Presiden Dinilai Perlu Dongkrak Kinerja Ketahanan Pangan di tengah Isu Demurrage
JAKARTA -- Presiden Joko Widodo dinilai perlu mendongkrak kinerja ketahanan pangan di tengah isu demurrage impor beras sebesar Rp294,5 miliar. Salah satu upaya yang bisa ditempuh ialah mengganti Kepala Badan Pangan Nasional (Bapanas).
Hal tersebut dikatakan pakar kebijakan publik Universitas Trisakti Trubus Rahadiansyah dalam rangka pencopotan Bayu Krisnamurthi sebagai Direktur Utama (Dirut) Perum Bulog di tengah kasus demurrage impor beras Rp 294,5 miliar yang ditangani Komisi Pemberantasan Korupsi (KPK).
“Artinya (Arief Prasetyo Adi harus dicopot dari posisi Kepala Bapanas) kalau memang (ingin) peningkatan kinerja terkait ketahanan pangan. Harus mencari kolaborasi sinergitas itu yang ditujukan antara lembaga-lembaga itu,” kata Trubus dalam keterangannya pada Selasa (10/9/2024).
Trubus tak menampik pencopotan Bayu Krisnamurthi sebagai Dirut Bulog diduga berkaitan erat dengan perkara demurrage impor beras Rp294,5 miliar. Trubus memandang kinerja Bulog di bawah kepemimpinan Bayu Krisnamurthi jauh dari harapan.
“Memang saya lihat ada kaitan (pencopotan Bayu Krisnamurthi dengan mark up impor dan demurrage beras). Belum lagi Bulog selama ini memang kurang transparan kepada publik terkait dengan kebijakan-kebijakan itu untuk diarahkan penguatan ketahanan pangan itu sendiri,” ujar Trubus.
Sebelumnya, Studi Demokrasi Rakyat (SDR) mengadukan skandal demurrage impor beras Rp294,5 miliar ke KPK. Lembaga Antirasuah itu telah berkomunikasi dengan SDR demi mengusut data soal keterlibatan Bapanas-Bulog dalam skandal ini.
KPK menjamin semua proses penanganan kasus, termasuk penyelidikan soal skandal demurrage Rp294,5 miliar dapat dilanjut ke penyidikan. Lembaga Antirasuah dikabarkan mulai melakukan pemanggilan saksi dari Perum Bulog terkait dengan kasus skandal demurrage atau denda impor beras pada Rabu, 21 Agustus 2024. Saksi-saksi tersebut merupakan bawahan yang bekerja di Perum Bulog.

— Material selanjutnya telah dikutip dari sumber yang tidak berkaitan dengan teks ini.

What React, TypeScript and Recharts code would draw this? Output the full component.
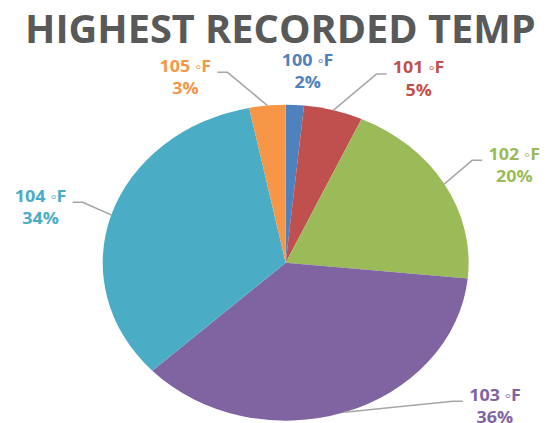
import { Cell, Pie, PieChart } from 'recharts';

// Reference image is stretched horizontally; draw at natural size and scale x.
const STRETCH = 1.158;

const categories = ['100 \u25E6F', '101 \u25E6F', '102 \u25E6F', '103 \u25E6F', '104 \u25E6F', '105 \u25E6F'];
const shares = [1.6, 5.2, 19.8, 36.4, 33.8, 3.2];
const colors = ['#4F81BD', '#C0504D', '#9BBB59', '#8064A2', '#4BACC6', '#F79646'];

// label placement relative to each slice's outer mid point (layout only)
const labelOffsets: [number, number][] = [
  [11, -39],
  [73.6, -36.7],
  [60.4, -24.3],
  [130, -11.5],
  [-61.1, -13.1],
  [-70.8, -33.8],
];
const hasLeader = [false, true, true, true, true, true];

const data = categories.map((name, i) => ({ name, value: shares[i] }));

const RAD = Math.PI / 180;

function renderLabel(props: any) {
  const { cx, cy, midAngle, outerRadius, index, percent } = props;
  const ex = cx + outerRadius * Math.cos(-midAngle * RAD);
  const ey = cy + outerRadius * Math.sin(-midAngle * RAD);
  const [dx, dy] = labelOffsets[index];
  const tx = ex + dx;
  const ty = ey + dy;
  const dir = dx > 0 ? -1 : 1;
  const color = colors[index];
  return (
    <g key={`lbl-${index}`}>
      {hasLeader[index] && (
        <polyline
          points={`${ex},${ey} ${tx + dir * 36.3},${ty + 0.5} ${tx + dir * 27.7},${ty + 0.5}`}
          fill="none"
          stroke="#A6A6A6"
          strokeWidth={1.5}
        />
      )}
      <text
        x={tx}
        y={ty}
        textAnchor="middle"
        fill={color}
        fontFamily="'Open Sans', sans-serif"
        fontWeight={700}
        fontSize={15.5}
      >
        {categories[index]}
      </text>
      <text
        x={tx}
        y={ty + 22.5}
        textAnchor="middle"
        fill={color}
        fontFamily="'Open Sans', sans-serif"
        fontWeight={700}
        fontSize={15.5}
      >
        {`${Math.round(percent * 100)}%`}
      </text>
    </g>
  );
}

export default function App() {
  return (
    <div
      style={{
        position: 'absolute',
        left: 0,
        top: 0,
        width: 473,
        height: 423,
        background: '#fff',
        transform: `scaleX(${STRETCH})`,
        transformOrigin: '0 0',
        overflow: 'hidden',
      }}
    >
      <svg width={473} height={60} style={{ position: 'absolute', left: 0, top: 0 }}>
        <text
          x={21.6}
          y={43.5}
          textLength={441}
          lengthAdjust="spacingAndGlyphs"
          fill="#595959"
          fontFamily="'Open Sans', sans-serif"
          fontWeight={700}
          fontSize={38.5}
        >
          HIGHEST RECORDED TEMP
        </text>
      </svg>
      <div style={{ position: 'absolute', left: 0, top: 0 }}>
        <PieChart width={473} height={423} margin={{ top: 0, right: 0, bottom: 0, left: 0 }}>
          <Pie
            data={data}
            dataKey="value"
            nameKey="name"
            cx={246.7}
            cy={262.7}
            outerRadius={158}
            startAngle={90}
            endAngle={-270}
            stroke="none"
            label={renderLabel}
            labelLine={false}
            isAnimationActive={false}
          >
            {data.map((d, i) => (
              <Cell key={d.name} fill={colors[i]} />
            ))}
          </Pie>
        </PieChart>
      </div>
    </div>
  );
}
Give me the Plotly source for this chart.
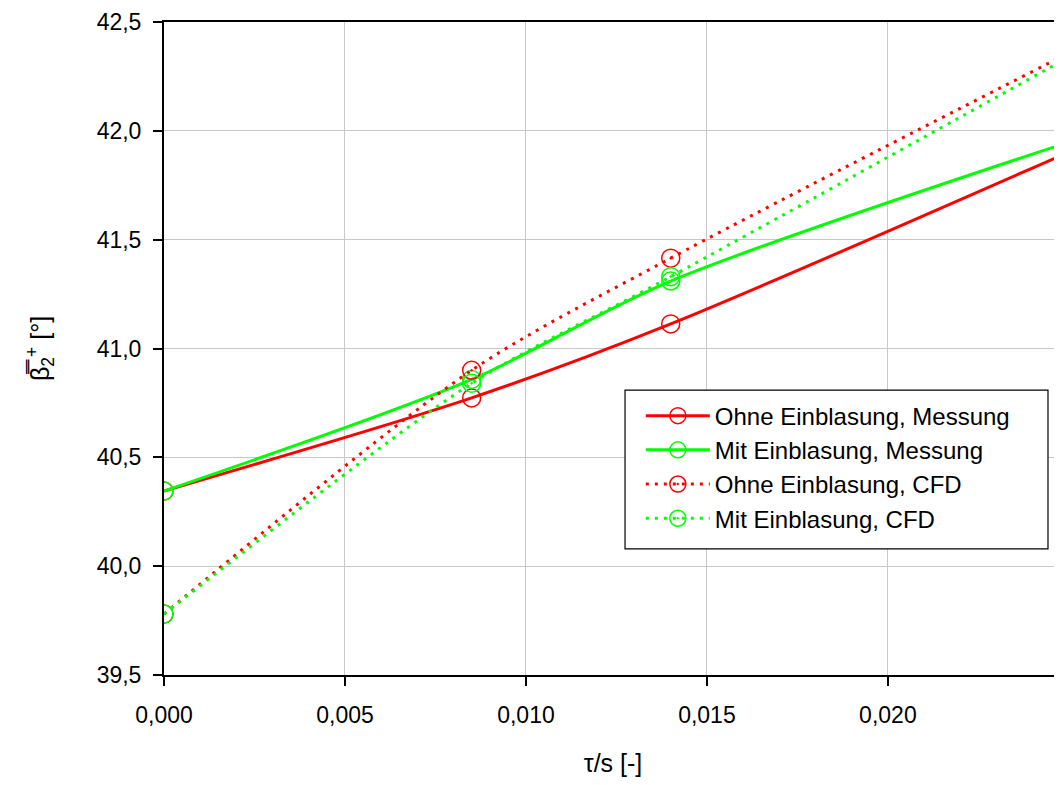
import plotly.graph_objects as go

# tau/s values (last point lies beyond the visible axis range)
x_vals = [0.0, 0.0085, 0.014, 0.030]

ohne_messung = [40.345, 40.773, 41.113, 42.27]
mit_messung = [40.345, 40.858, 41.31, 42.22]
ohne_cfd = [39.78, 40.90, 41.415, 42.78]
mit_cfd = [39.78, 40.84, 41.33, 42.80]

names = [
    "Ohne Einblasung, Messung",
    "Mit Einblasung, Messung",
    "Ohne Einblasung, CFD",
    "Mit Einblasung, CFD",
]

RED = "#FF0000"
GREEN = "#00FF00"

fig = go.Figure()

series = [
    (ohne_messung, names[0], RED, "solid", "circle-open"),
    (mit_messung, names[1], GREEN, "solid", "circle-open"),
    (ohne_cfd, names[2], RED, "3px,6px", "circle-open-dot"),
    (mit_cfd, names[3], GREEN, "3px,6px", "circle-open-dot"),
]

for ys, nm, col, dash, sym in series:
    fig.add_trace(go.Scatter(
        x=x_vals, y=ys, name=nm, mode="lines+markers",
        line=dict(color=col, width=3, dash=dash, shape="spline", smoothing=0.8),
        marker=dict(symbol=sym, size=18, color=col, line=dict(width=1.5, color=col)),
        cliponaxis=True,
    ))

font_family = "Liberation Sans, Arial, sans-serif"

# legend frame (drawn as a paper-space box behind the legend)
fig.add_shape(
    type="rect", xref="paper", yref="paper",
    x0=0.5134, x1=0.9844, y0=0.193, y1=0.4364,
    line=dict(color="black", width=1.2), fillcolor="white", layer="above",
)

fig.update_layout(
    width=1054, height=769,
    margin=dict(l=156, r=0, t=14, b=102),
    paper_bgcolor="white", plot_bgcolor="white",
    separators=",.",
    font=dict(family=font_family, size=23, color="black"),
    showlegend=True,
    legend=dict(
        x=0.531, y=0.431, xanchor="left", yanchor="top",
        bgcolor="rgba(0,0,0,0)", borderwidth=0,
        font=dict(size=24, family=font_family),
        tracegroupgap=0, itemwidth=64,
    ),
    xaxis=dict(
        range=[0, 0.02481], tickvals=[0, 0.005, 0.010, 0.015, 0.020],
        tickformat=".3f", showgrid=True, gridcolor="#C8C8C8", gridwidth=1,
        showline=True, linecolor="black", linewidth=2, mirror=True,
        ticks="outside", ticklen=9, tickcolor="black", tickwidth=1.5,
        ticklabelstandoff=9,
        zeroline=False,
        title=dict(text="τ/s [-]", font=dict(size=25), standoff=33),
        tickfont=dict(size=23),
    ),
    yaxis=dict(
        range=[39.5, 42.5], dtick=0.5, tickformat=".1f",
        showgrid=True, gridcolor="#C8C8C8", gridwidth=1,
        showline=True, linecolor="black", linewidth=2,
        ticks="outside", ticklen=9, tickcolor="black", tickwidth=1.5,
        ticklabelstandoff=7,
        zeroline=False,
        title=dict(text="β\u033f<sub>2</sub><sup>+</sup> [°]", font=dict(size=25), standoff=40),
        tickfont=dict(size=23),
    ),
)

fig.write_html("out.html")
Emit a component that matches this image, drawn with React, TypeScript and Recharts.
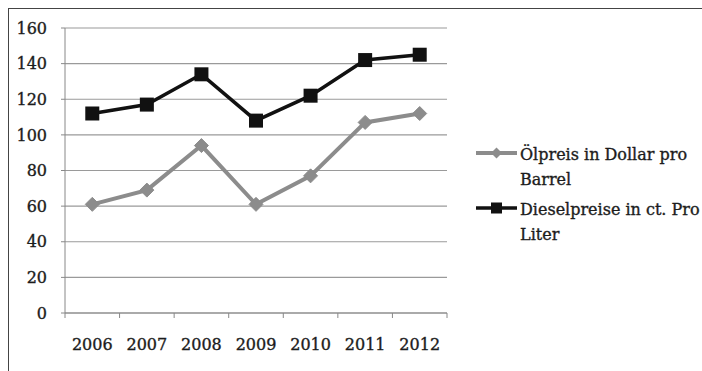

Sementara itu, Kementerian Perindustrian mengungkap terdapat 1.600 kontainer dengan nilai demurrage Rp 294,5 miliar berisi beras ilegal yang tertahan di Pelabuhan Tanjung Priok, Jakarta, dan Tanjung Perak, Surabaya. Kemenperin menyebut 1.600 kontainer beras itu merupakan bagian dari 26.415 kontainer yang tertahan di dua pelabuhan tersebut.